A good skimmer is the centerpiece of your filtration system, it is important not to skimp in this area. Don’t be afraid to buy a skimmer that has a capacity that is greater than that of your aquarium. As long as your sump can comfortably house the skimmer, you will not regret upsizing your skimmer.
Step 7. Media Reactor
Another recommendation I make to all of my customers is to add a media reactor to your system, though keep in mind there are different types of reactors and not all media are suitable for every reactor type.
In a generic sense, a reactor is just a vessel to hold media without detritus getting trapped in the media, which can reduce a media’s ability to function. Perhaps the key feature is that the water is delivered to the bottom of the media and it flows upward through it. This reduces the compaction and water channeling through the media. This can dramatically reduce nutrient levels in your system.
I generally recommend granular ferric oxide (GFO) media that removes phosphates from your system. A new product, bio-pellets are a great way to reduce both nitrates and phosphates. Though the effect may not be as dramatic as with a GFO reactor and works best in a coral reef system due to the inclusion of a variety of chemicals and nutrients absent from fish-only marine mixes.
With a sump, adding a reactor is very easy.
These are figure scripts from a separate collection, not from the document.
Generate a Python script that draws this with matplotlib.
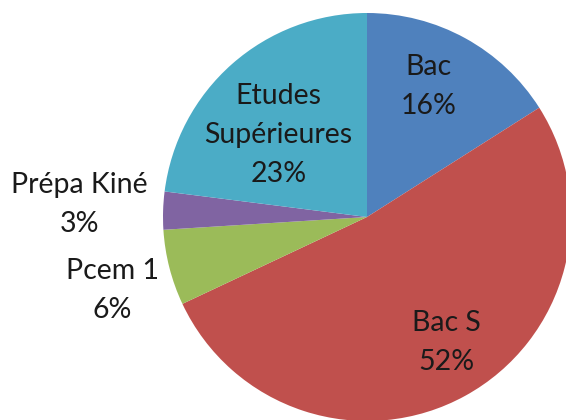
import numpy as np
import matplotlib
matplotlib.use("Agg")
import matplotlib.pyplot as plt

labels = ["Bac", "Bac S", "Pcem 1", "Prépa Kiné", "Etudes\nSupérieures"]
values = [16, 52, 6, 3, 23]
colors = ["#4F81BD", "#C0504D", "#9BBB59", "#8064A2", "#4BACC6"]

# label placement: distance (fraction of radius) and angle tweak (deg)
label_dist = [0.71, 0.73, 1.30, 1.41, 0.59]
label_dang = [3.5, 3.6, 1.6, -0.6, 5.9]

W, H = 566, 420
fig = plt.figure(figsize=(W / 100, H / 100), dpi=100)
ax = fig.add_axes([0, 0, 1, 1])

cx, cy, R = 367, 203, 204
wedges, _ = ax.pie(
    values,
    colors=colors,
    startangle=90,
    counterclock=False,
    center=(cx, cy),
    radius=R,
    wedgeprops=dict(linewidth=0),
)

for w, lab, v, d, da in zip(wedges, labels, values, label_dist, label_dang):
    ang = np.deg2rad((w.theta1 + w.theta2) / 2 + da)
    x = cx + d * R * np.cos(ang)
    y = cy + d * R * np.sin(ang)
    ax.text(x, y, f"{lab}\n{v}%", ha="center", va="center", fontsize=20.5,
            family="Lato", color="#1a1a1a", linespacing=1.62)

ax.set_xlim(0, W)
ax.set_ylim(0, H)
ax.set_aspect("equal")
ax.axis("off")
fig.savefig("out.png", dpi=100)
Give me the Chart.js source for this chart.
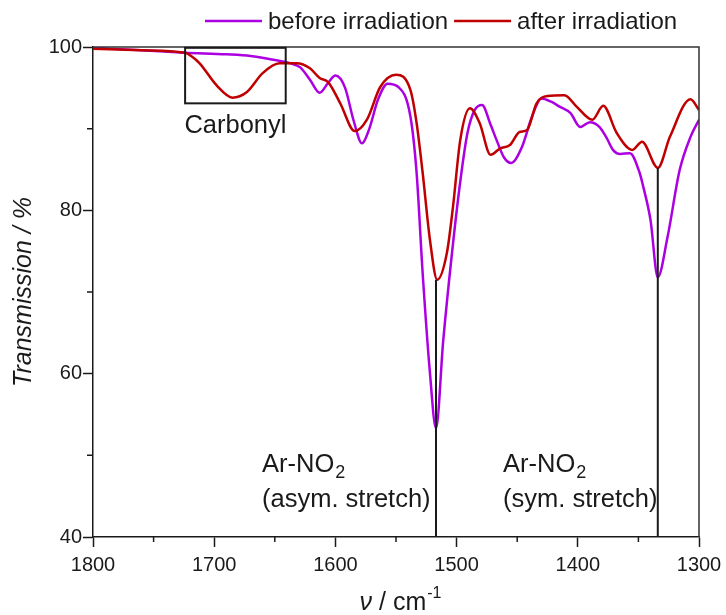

Just add your media reactor filled with GFO media to your sump chamber.
You can feed the reactor with your main return pump if it is large enough to share capacity. Otherwise, a small dedicated submersible pump to feed the reactor is simpler way to go. Just connect the pump to the tubing provided with the media reactor and submerge it in your sump. The effluent water (the tubing coming out of the reactor) can be simply directed back into the sump.
The reactor and skimmer may float a bit before they’re filled with water. But once full, the weight of the water should hold them in place.
And that’s it. Well, at least that’s the basic version.